CAE and KF Aerospace announce SkyAlyne Canada joint venture
CAE and KF Aerospace have announced that they have aligned to form SkyAlyne Canada Inc., a 50/50 joint venture that will focus on developing and delivering world-class military pilot and aircrew training in Canada.
May 1, 2018 By CAE
By establishing the SkyAlyne joint venture, CAE and KF Aerospace are bringing together two Canadian companies with unmatched experience and capabilities in the delivery of pilot and aircrew training in Canada. Currently, CAE and KF Aerospace deliver all phases of pilot training to the Royal Canadian Air Force (RCAF) through the NATO Flying Training in Canada (NFTC) program managed by CAE, and the Contracted Flying Training and Support (CFTS) program managed by KF Aerospace. The two companies will continue to manage these programs as currently contracted, while SkyAlyne focuses on building synergies between the two programs and ensuring the RCAF has access to world-class training to meet current and future needs.

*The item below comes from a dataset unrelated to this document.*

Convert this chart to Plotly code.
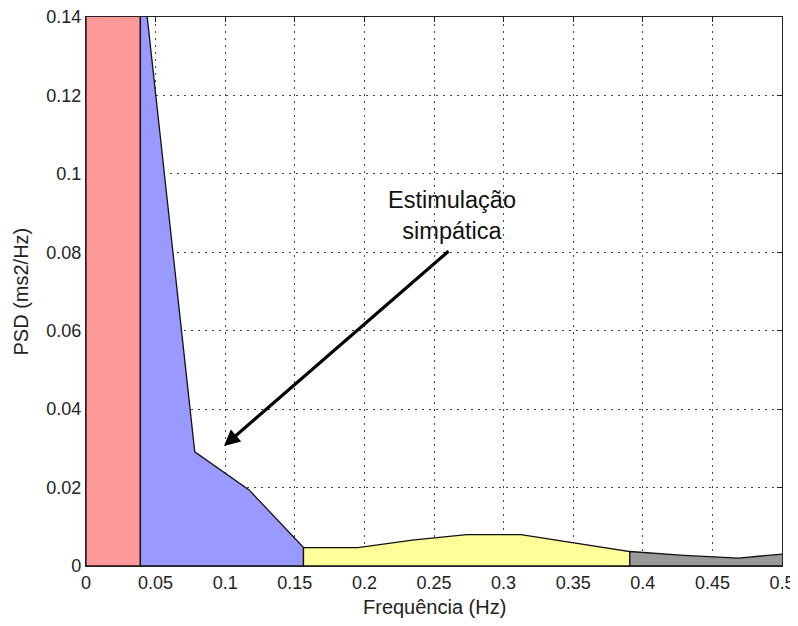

“The union of our two companies through the SkyAlyne Canada joint venture brings together proven expertise in all phases of pilot training, and helps ensure this key industrial capability can be developed and delivered by Canadian companies for Canada,” said Marc Parent, President & CEO, CAE. “SkyAlyne Canada will draw on the resources and experience of both CAE and KF Aerospace, along with many industry partners in our supply chain across the country, to design and develop innovative pilot and aircrew training solutions that can meet the current and future training needs of Canada and our allies.”
“The SkyAlyne Canada joint venture between two long-established Canadian aerospace leaders is a significant milestone,” said Barry Lapointe, CEO, KF Aerospace. “SkyAlyne will build on Canada’s proud heritage started during World War II as an international leader in military aircrew training, and we look forward to working with CAE through the SkyAlyne joint venture to develop next-generation pilot and aircrew training solutions in Canada.”